Travelers who infrequently use their frequent-flier accounts may have to kiss their miles goodbye.
A growing number of airlines are establishing stricter policies that eliminate miles in inactive accounts.
Many travelers who hoped to some day parlay the miles into free flights or use them for a seat upgrade are furious.
“US Airways. The carrier begins a new policy today that will delete all the miles of frequent-flier club members who haven’t earned or redeemed Dividend Miles in 18 months, down from the current 36 months. It means accounts inactive since mid-2005 will be nullified.
“United Airlines. Beginning next Dec. 31, United will make the same change as US Airways.
“Delta Air Lines. Last month, Delta began erasing all miles in SkyMiles accounts that had been dormant for two calendar years. Its policy had been to permit 36 months of inactivity before miles would disappear.
“Frequent-flier miles are a liability on the company books,” says Barbara Beyer, president of airline consultant Avmark. “The airlines really want to get rid of them as they clean up their balance sheets.”
But the carriers may also be alienating potential customers.
“I hate the concept of expiring miles,” says Josh Perlstein, president of a marketing and advertising company in Atlanta whose credits expired in AirTran’s frequent-flier program.
Perlstein says he still flies on AirTran, but avoids the airline when competitors offer the same price and convenience.
Strict, or not
Of 16 U.S. airlines contacted by USA TODAY, only Continental and Aloha said miles do not expire in their frequent-flier members’ accounts. Continental has a written policy stating that miles can expire if none are earned in 18 months, but the airline doesn’t act on it, says spokesman David Messing.
AirTran and JetBlue have the strictest expiration policies, with credits or miles expiring one year after they are earned.
Airlines’ expiration policies have nuances. For example, some carriers require miles be added to keep accounts alive. For others, adding or redeeming miles will keep the account alive.
Members of many airlines’ frequent-flier clubs can prevent their miles from expiring by cashing some in for a magazine subscription. Or they can make an online purchase from a retail store that’s affiliated with an airline and provides bonus miles.
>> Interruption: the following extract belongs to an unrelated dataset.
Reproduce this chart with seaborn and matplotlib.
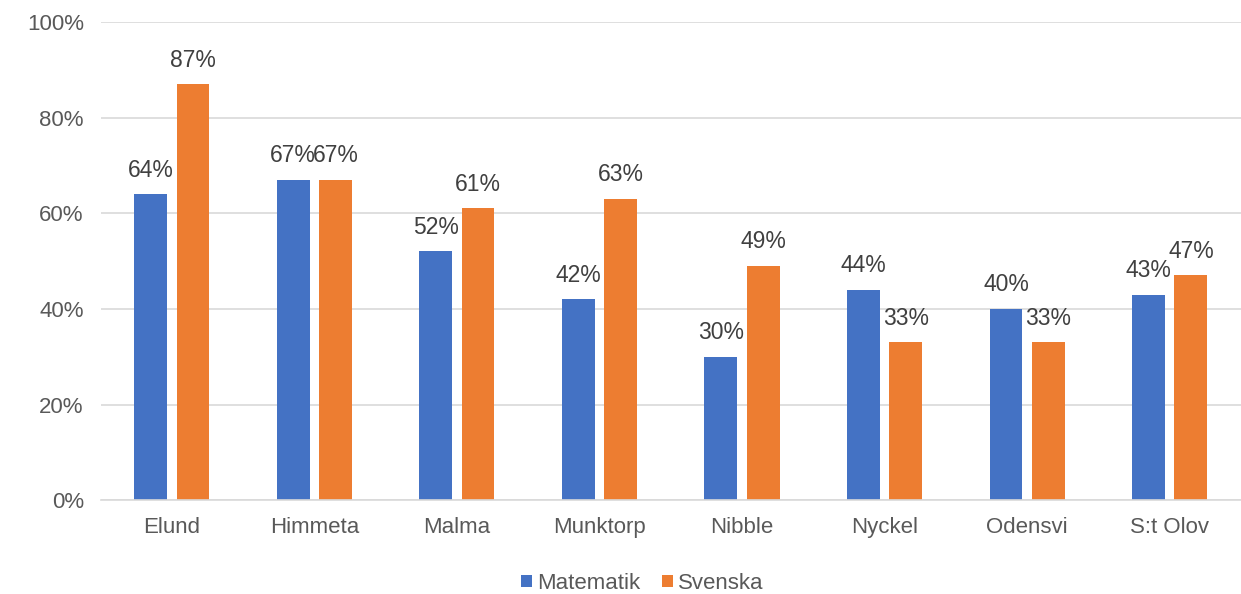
import pandas as pd
import matplotlib.pyplot as plt
import seaborn as sns

schools = ['Elund', 'Himmeta', 'Malma', 'Munktorp', 'Nibble', 'Nyckel', 'Odensvi', 'S:t Olov']
matematik = [64, 67, 52, 42, 30, 44, 40, 43]
svenska = [87, 67, 61, 63, 49, 33, 33, 47]
subjects = ['Matematik', 'Svenska']
colors = ['#4472C4', '#ED7D31']

df = pd.DataFrame({
    'skola': schools * 2,
    'andel': matematik + svenska,
    'amne': ['Matematik'] * len(schools) + ['Svenska'] * len(schools),
})

sns.set_style('white')
plt.rcParams['font.family'] = ['Liberation Sans', 'DejaVu Sans']

fig = plt.figure(figsize=(12.41, 5.94), dpi=100)
ax = fig.add_axes([0.081, 0.158, 0.919, 0.805])

sns.barplot(data=df, x='skola', y='andel', hue='amne', hue_order=subjects,
            palette=colors, width=0.594, gap=0.225, ax=ax, saturation=1,
            linewidth=0)

for c in ax.containers:
    ax.bar_label(c, labels=[f'{int(v)}%' for v in c.datavalues], padding=9,
                 fontsize=16.5, color='#404040')

ax.set_ylim(0, 100)
ax.set_xlim(-0.5, 7.5)
ax.set_yticks(range(0, 101, 20))
ax.set_yticklabels([f'{v}%' for v in range(0, 101, 20)])
ax.yaxis.grid(True, color='#D9D9D9', linewidth=1.2)
ax.set_axisbelow(True)
for s in ['top', 'right', 'left']:
    ax.spines[s].set_visible(False)
ax.spines['bottom'].set_color('#D9D9D9')
ax.spines['bottom'].set_linewidth(1.2)
ax.tick_params(axis='both', length=0, labelsize=16, labelcolor='#595959', pad=12)
ax.set_xlabel('')
ax.set_ylabel('')

ax.legend(loc='upper center', bbox_to_anchor=(0.475, -0.11), ncol=2, frameon=False,
          fontsize=16, labelcolor='#595959', handlelength=0.5, handleheight=0.5,
          handletextpad=0.2, columnspacing=1.0)

fig.savefig('out.png', dpi=100)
The moves by airlines to tighten mileage expiration policies may not stick, says Andrew Watterson, of Mercer Management Consulting.
“Like airline prices, mileage expiration policies seem to go up and down based on the strength of the travel market,” the airline consultant says. “It wasn’t long ago when airlines were competing to lengthen the expiration period.”
But that doesn’t console frequent fliers such as Jerry Quintiliani, of Peoria, Ill., who isn’t happy about the new policies. “I think it stinks, but what choice is there?” says the sales manager for a chemical company.
Quintiliani, who says about 20,000 of his American Airlines AAdvantage miles expired, says miles “have become nearly useless” anyway, because airlines have so few free seats available to vacation destinations.
Frequent fliers complain that airlines aren’t giving them enough, or any, notice before they eliminate miles from dormant accounts. Some US Airways fliers, for example, say they received no notice before their miles expired.
Midwest Airlines mails a notice to its frequent-flier club members who haven’t earned miles for at least 30 months. The members are reminded about the airline’s 36-month expiration policy and are offered a bargain fare to any city it flies to, says marketing director Steve Mathwig.
“We don’t want to expire their miles, and would rather have them fly with us again and stay active in the program,” he says.